Beneficiaries can have up to $20 in unearned income per month, and their first $65 in earnings are exempt from the program's rules. But beyond that threshold, their SSI benefits will be reduced by 50 cents for every dollar of income.
If that sounds low, that is because those thresholds have been unchanged since Congress created the program in 1972.
At the time, it was not common to index benefits to inflation. Social Security disability and retirement benefits had just started to be adjusted for those annual changes.
However, if SSI's income thresholds had been set to grow with inflation from the beginning, they would be more than five times larger today, according to the Urban Institute.

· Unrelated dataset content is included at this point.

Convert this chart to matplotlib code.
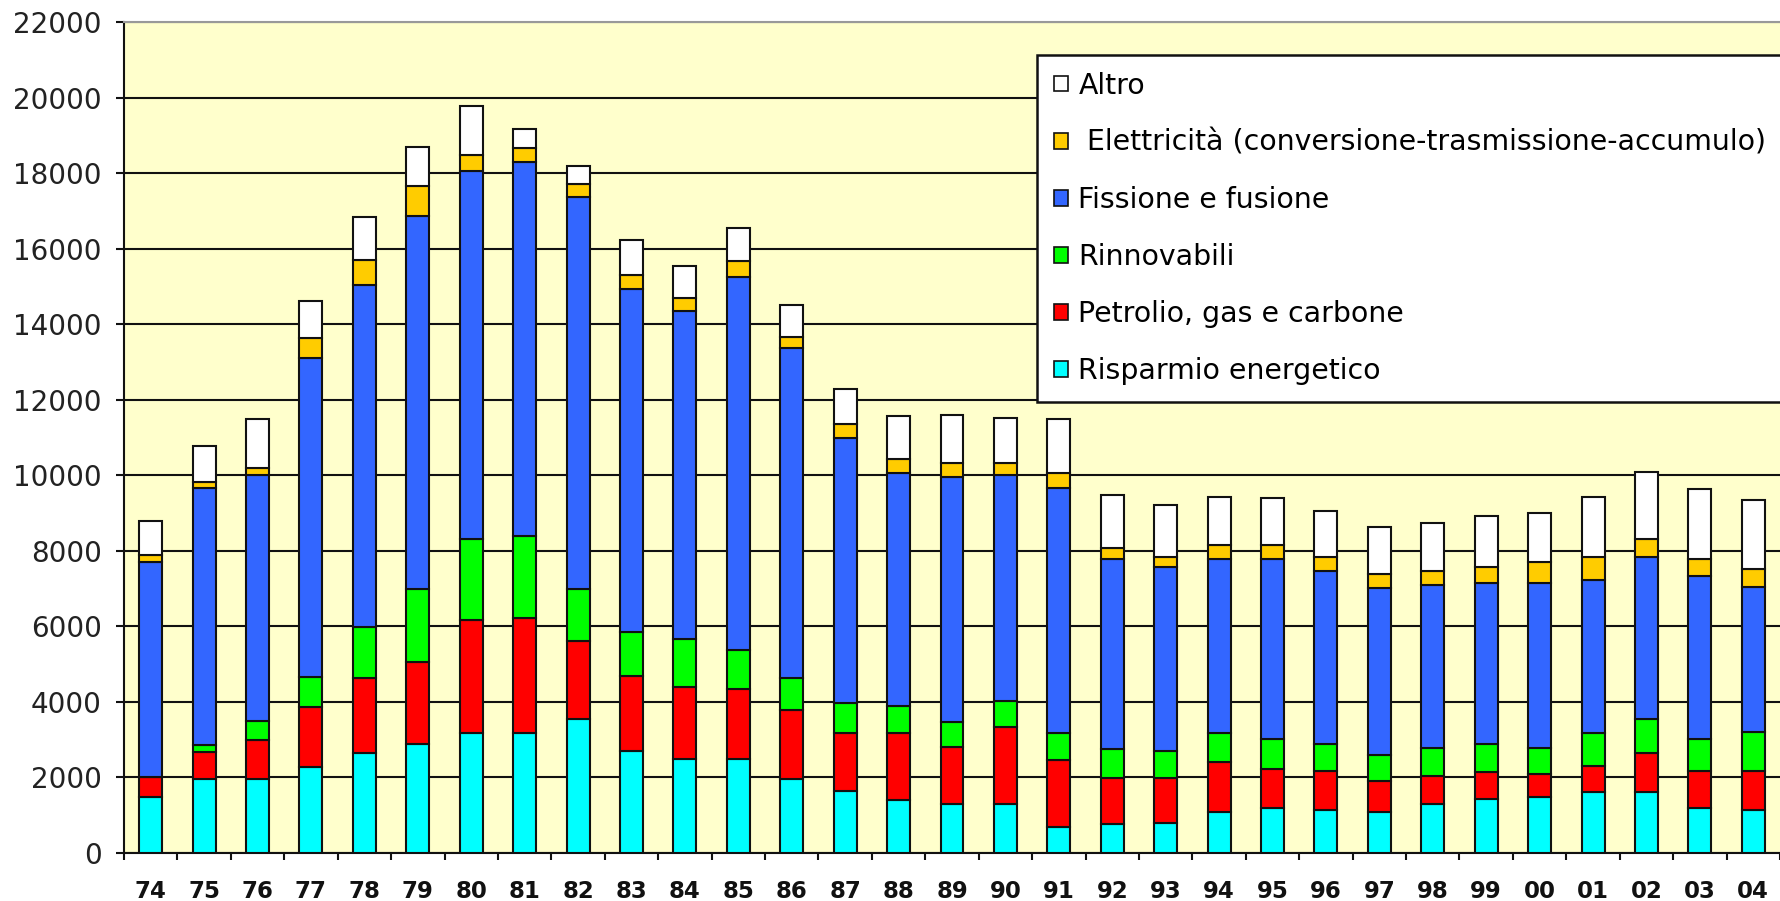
import matplotlib
matplotlib.use("Agg")
import matplotlib.pyplot as plt
from matplotlib.patches import Patch
import numpy as np

years = ['74', '75', '76', '77', '78', '79', '80', '81', '82', '83', '84', '85', '86',
         '87', '88', '89', '90', '91', '92', '93', '94', '95', '96', '97', '98', '99',
         '00', '01', '02', '03', '04']

risparmio = [1470, 1940, 1940, 2280, 2650, 2890, 3170, 3170, 3530, 2690, 2470, 2470, 1950,
             1630, 1400, 1300, 1300, 670, 760, 800, 1090, 1180, 1140, 1090, 1280, 1420,
             1470, 1610, 1610, 1180, 1140]
petrolio = [530, 720, 1040, 1590, 1980, 2160, 3000, 3050, 2080, 1980, 1930, 1880, 1830,
            1550, 1780, 1510, 2020, 1790, 1230, 1190, 1310, 1050, 1030, 810, 750, 710,
            610, 700, 1040, 990, 1030]
rinnovabili = [0, 200, 510, 790, 1350, 1950, 2140, 2180, 1390, 1170, 1250, 1030, 840,
               790, 700, 650, 700, 700, 750, 700, 760, 790, 710, 700, 750, 750,
               700, 850, 880, 850, 1040]
fissione = [5700, 6800, 6510, 8460, 9070, 9880, 9750, 9890, 10380, 9100, 8710, 9870, 8750,
            7020, 6170, 6500, 5980, 6510, 5050, 4870, 4630, 4770, 4580, 4410, 4310, 4260,
            4360, 4070, 4310, 4300, 3830]
elettricita = [180, 150, 190, 510, 650, 790, 420, 370, 330, 380, 330, 420, 290,
               380, 370, 370, 330, 400, 280, 270, 370, 370, 380, 370, 370, 420,
               560, 610, 470, 470, 480]
altro = [920, 960, 1290, 990, 1140, 1040, 1310, 520, 480, 910, 850, 890, 850,
         910, 1150, 1280, 1190, 1410, 1410, 1370, 1270, 1230, 1210, 1260, 1270, 1360,
         1310, 1590, 1780, 1840, 1820]

series_names = ['Risparmio energetico', 'Petrolio, gas e carbone', 'Rinnovabili',
                'Fissione e fusione', ' Elettricità (conversione-trasmissione-accumulo)', 'Altro']
series_colors = ['#00FFFF', '#FF0000', '#00FF00', '#3366FF', '#FFCC00', '#FFFFFF']
yticks = [0, 2000, 4000, 6000, 8000, 10000, 12000, 14000, 16000, 18000, 20000, 22000]

W, H = 1780, 901
fig = plt.figure(figsize=(W / 100, H / 100), dpi=100)
fig.patch.set_facecolor('white')
left_px, bottom_px, top_px = 124, 48.3, 22.4
ax = fig.add_axes([left_px / W, bottom_px / H, 1 - left_px / W, (H - bottom_px - top_px) / H])
ax.set_facecolor('#FFFFCC')

x = np.arange(len(years))
bottom = np.zeros(len(years))
all_series = [risparmio, petrolio, rinnovabili, fissione, elettricita, altro]
for vals, name, col in zip(all_series, series_names, series_colors):
    v = np.array(vals, dtype=float)
    ax.bar(x, v, width=0.43, bottom=bottom, color=col, edgecolor='#111111',
           linewidth=1.5, zorder=3)
    bottom += v

ax.set_xlim(-0.5, 30.28)
ax.set_ylim(0, 22000)
ax.set_yticks(yticks)
ax.set_yticklabels([str(t) for t in yticks], fontsize=20, color='#222222')
ax.tick_params(axis='y', direction='out', length=6, width=1.5, pad=10, color='#111111')
ax.grid(axis='y', color='#111111', linewidth=1.5, zorder=0)
ax.set_axisbelow(True)

ax.set_xticks(x)
ax.set_xticklabels(years, fontsize=16.5, fontweight='bold', color='#111111')
ax.tick_params(axis='x', which='major', length=0, pad=19.5)
ax.set_xticks(np.arange(-0.5, len(years), 1.0), minor=True)
ax.tick_params(axis='x', which='minor', direction='out', length=5, width=1.5, color='#111111')

for s in ['left', 'bottom']:
    ax.spines[s].set_color('#111111')
    ax.spines[s].set_linewidth(1.5)
ax.spines['top'].set_color('#999999')
ax.spines['top'].set_linewidth(1.5)
ax.spines['right'].set_visible(False)

handles = [Patch(facecolor=c, edgecolor='#111111', linewidth=1.2)
           for c in series_colors][::-1]
labels = series_names[::-1]
leg = ax.legend(handles, labels, loc='upper left',
                bbox_to_anchor=(0.5513, 0.5428, 0.6, 0.4185), mode='expand',
                fontsize=20.4, frameon=True, fancybox=False, framealpha=1,
                edgecolor='#111111', labelspacing=1.03, borderpad=0.6,
                handlelength=0.48, handleheight=0.48, handletextpad=0.38,
                borderaxespad=0)
leg.get_frame().set_linewidth(1.8)
leg.set_zorder(10)

fig.savefig('out.png', dpi=100, facecolor='white')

The general income threshold would be $128, up from $20. Moreover, the earned income threshold would be $416 per month, rather than $65.
Moving the $65 earned income threshold to the fully indexed level would cost the government about $1.1 billion per year, according to the report. In 2019, the government spent $56 billion to provide SSI benefits to 7.9 million beneficiaries.
Some of those SSI beneficiaries also collect disability benefits through Social Security. However, their income is still subject to those SSI rules.
Any changes to the income rules would be targeted to people who are trying to work and are very poor, said Jack Smalligan, senior policy fellow at the Urban Institute.
It could enable SSI beneficiaries who can work to still keep their benefits and help push their income above the poverty level.
"That just kind of feels like a win-win for both the economy and for the individual," Smalligan said.
The research points to the possibility for part-time work when possible. It is not arguing for beneficiaries to do enough work to leave the program, Smalligan said.
To be sure, there are other reforms that could update the SSI program and improve the quality of life of its beneficiaries, Smalligan said.
That includes a $2,000 limit on assets individuals can have. That amount has not been updated since 1989. The limit for married couples is $3,000.
The Supplemental Security Income Restoration Act, which was introduced by Sen. Sherrod Brown, D-Ohio, last year, proposed changes to both the income and asset restrictions. It also sought to bring the monthly benefit up to 100% of the federal poverty level and index them to inflation.
While lawmakers pushed to include changes to the SSI program in Democrats' Build Back Better package that was up for consideration earlier this year, that legislation has since stalled.